Moment and Stegall Share Shimmering Intensity at JayJay Gallery
Published Friday, Oct. 2, 2009
Story appeared in TICKET section, Page TICKET11

Joan Moment and Peter Stegall would be at or near the top of anyone's list of Sacramento artists. Moment, who had a one-woman show at the Whitney Museum of American Art in the 1970s, is the doyenne of Sacramento abstractionists. Stegall, who has received grants from the Pollock-Krasner Foundation and the Adolf and Esther Gottleib Foundation, has had a quieter but no less remarkable career.

That the two should be showing together at Jay Jay is an occasion for celebration. While their approaches to abstraction are quite different, both take us to deep levels of visual contemplation.

Moment continues her series of paintings of star fields, constellations and planetary chains, reaching new levels of visual and philosophical intensity. A former nurse, her scientific background comes into play strongly in these works, some of which are based on telescopic photographs of the universe.

In "Alchemical Interactions," strings of nebulae spatter the sky like snow and distant worlds seem to collide, emitting gaseous clouds in which new stars are born. Moment's masterful technique of creating veils of form and color that build up into deep layers is on view here, with crusty surfaces in places that suggest burgeoning universes coming into being. At the same time, you are reminded that Moment's material is paint, albeit paint handled with a deeply felt mimicry that makes the abstract real.
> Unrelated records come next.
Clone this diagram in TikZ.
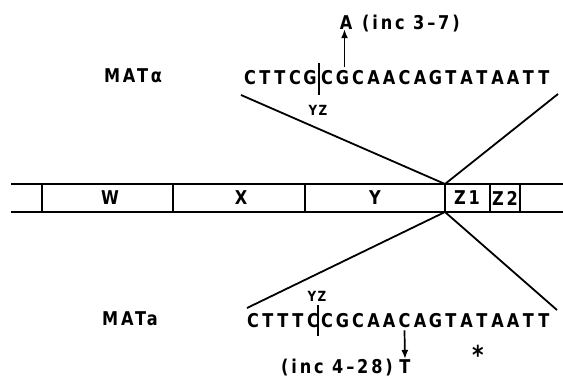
\documentclass[tikz,border=0pt]{standalone}
\usepackage{fontspec}
\setmainfont{DejaVu Sans}[FakeStretch=0.85]
\usetikzlibrary{arrows.meta}
\tikzset{
  lab/.style={font=\fontsize{19}{19}\selectfont\bfseries\addfontfeature{LetterSpace=15}, inner sep=0pt},
  base/.style={font=\fontsize{19}{19}\selectfont\bfseries, inner sep=0pt, anchor=base},
  small/.style={font=\fontsize{14}{14}\selectfont\bfseries\addfontfeature{LetterSpace=10}, inner sep=0pt},
  ln/.style={line width=1.8pt},
  cut/.style={line width=1.5pt},
  arr/.style={line width=1.7pt, -{Latex[length=9pt,width=7pt]}}
}
\begin{document}
\begin{tikzpicture}[x=1pt,y=-1pt]
\useasboundingbox (0,0) rectangle (563,381);
% chromosome bar
\coordinate (L1) at (11,184); \coordinate (R1) at (563,184);
\coordinate (L2) at (11,212); \coordinate (R2) at (563,212);
\draw[ln] (L1) -- (R1);
\draw[ln] (L2) -- (R2);
\foreach \x/\n in {42/d1,173/d2,305/d3,445/d4,490/d5,520/d6}{
  \coordinate (\n t) at (\x,184); \coordinate (\n b) at (\x,212);
  \draw[ln] (\n t) -- (\n b);
}
\node[lab] (W) at (110,198) {W};
\node[lab] (X) at (241,198) {X};
\node[lab] (Y) at (375,198) {Y};
\node[lab] (Z1) at (467,198) {Z1};
\node[lab] (Z2) at (505,198) {Z2};
% labels
\node[lab] (mata) at (133,76) {MATα};
\node[lab] (matb) at (130,319) {MATa};
% top sequence
\foreach \ch [count=\i] in {C,T,T,C,G}{
  \node[base] (t\i) at (250+15*\i-15,84) {\ch};
}
\foreach \ch [count=\i from 6] in {C,G,C,A,A,C,A,G,T,A,T,A,A,T,T}{
  \node[base] (t\i) at (327+15.5*\i-93,84) {\ch};
}
% bottom sequence
\foreach \ch [count=\i] in {C,T,T,T,C}{
  \node[base] (b\i) at (253+15*\i-15,327) {\ch};
}
\foreach \ch [count=\i from 6] in {C,G,C,A,A,C,A,G,T,A,T,A,A,T,T}{
  \node[base] (b\i) at (327+15.5*\i-93,327) {\ch};
}
% cut marks
\coordinate (c1a) at (319,63); \coordinate (c1b) at (319,95);
\draw[cut] (c1a) -- (c1b);
\node[small] (yz1) at (318,110) {YZ};
\coordinate (c2a) at (318,305); \coordinate (c2b) at (318,336);
\draw[cut] (c2a) -- (c2b);
\node[small] (yz2) at (317,296) {YZ};
% expansion lines
\coordinate (tl) at (241,95); \coordinate (tr) at (558,94);
\coordinate (bl) at (247,308); \coordinate (br) at (557,310);
\draw[ln] (tl) -- (d4t);
\draw[ln] (tr) -- (d4t);
\draw[ln] (bl) -- (d4b);
\draw[ln] (br) -- (d4b);
% mutations
\node[base] (A) at (346,29) {A};
\node[lab, anchor=base west] (inc1) at (362,29) {(inc 3–7)};
\draw[arr] (t7.north) ++(2,-3) coordinate (a1) (a1) -- (A.south -| a1);
\node[base] (T) at (405,373) {T};
\node[lab, anchor=base east] (inc2) at (393,373) {(inc 4–28)};
\draw[arr] (b11.south) ++(0,3) coordinate (a2) (a2) -- (T.north);
\node[font=\fontsize{26}{26}\selectfont\bfseries, inner sep=0pt, anchor=base] (star) at (478,364) {*};
\end{tikzpicture}
\end{document}
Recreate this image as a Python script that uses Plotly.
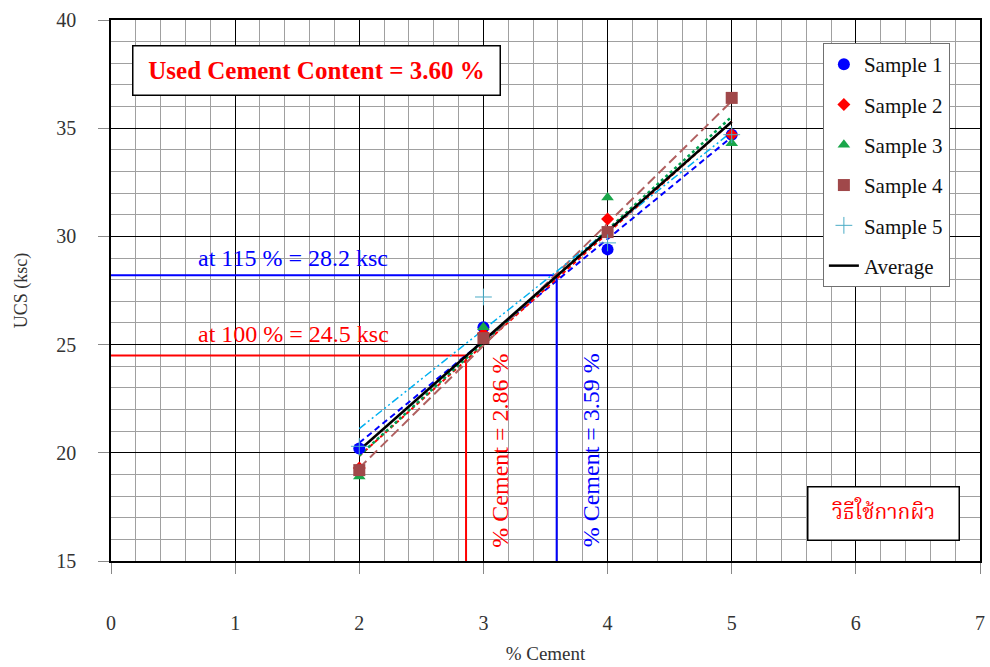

"Infinite Night" is a mesmerizing portrait of deep space with stars twinkling in momentary flashes that will be long gone by the time their glow reaches your eyes. The abstract, all-over composition, again, is a model of mimesis, encompassing us in a view that is as endlessly satisfying as the night sky seen away from the glare of cities. It's a painting that is given to sustained viewing.

"Alchemical Interactions" and "Infinite Night" are large paintings. Even on a smaller scale, Moment convinces us of the deep space and cavernous distances between stars and planets. "Atoms and Galaxies" gives us a micro-macro view of the universe with blue and red blobs, circles and ellipses breaking against a yellow sky. In "Lake Region," she maps a sky-high view of a planet with irregular bodies of water made of thick, viscous passages of paint. "Omega Centauri" is a small canvas as gray as a sleety day, the stars streaming down in white and yellow on the slate background in layers of veils that give the painting an almost three-dimensional feeling, as if you could reach into it.

On a different tack, though related, are large paintings with insouciant balls of color bouncing optically on a brilliant yellow ground. In "Of Polarities, Waves, and Half Moons," black and white circles carom like billiard balls across the canvas while orbs of blue, pink, lime green and violet offer relief from the polarity of dark and light. The looping wreaths of circles set up a lively dance of optical verve. Similarly, "Tiddlywinks II" with its colored balls dances across your optical nerves, exploding like Pop Rocks.

Moment also gives us a wall of smaller works that range from the deep-space images to the livelier bouncing balls, sometimes joined by bright blue masking tape that suggests an armature for a planetary model. In these, blue bubbles cluster and break apart, white galaxies burn holes in black paper, and nebulae string across the sky. It's a wonderfully generous grouping that gives you a feeling for what Moment's studio looks like with works interacting and suggesting new directions.

On the surface, Stegall's work would seem much calmer, almost monkish. First of all, the works are very small, many no larger than 12 by 12 inches. Within this format, Stegall hand-paints hard-edged shapes in subtle color relationships that because they are close in value, jump with complementary color halations as you stare at them. At first the work seems quiet, understated and a bit cold. But as you look, drawn more and more into the small compositions so carefully poised, they become increasingly prepossessing and pleasing.

Some are deceptively simple. "White's Deception" pits a gray like a photographer's gray card against a subtle blue on a white field. But as you take it in, it begins to vibrate with color. Even more engrossing is "Blue Gray Haze" with its sharp edges and envelope-like folds. As you stare at the intense blue and your eye moves to the warm brown next to it, an orange ghost posits itself.

In contrast to the subtlety of those two works, "Tinted Lime With Friends" bounces off the wall like a neon sign. The close-valued hues of gray, violet and lime are not at all shy. Their boldness is a delight. "Soft and Shrill" hovers between a whisper and a scream with olive, teal and orange tints seducing your eyes.

Looking at Stegall's work is such an intense experience of color that you even begin to see color in the shadows the works cast on the wall, layers of colors you would never have seen before. And like Stegall, you begin to see the colors as characters with their own personalities and talents. These small gems are gifts that keep on giving.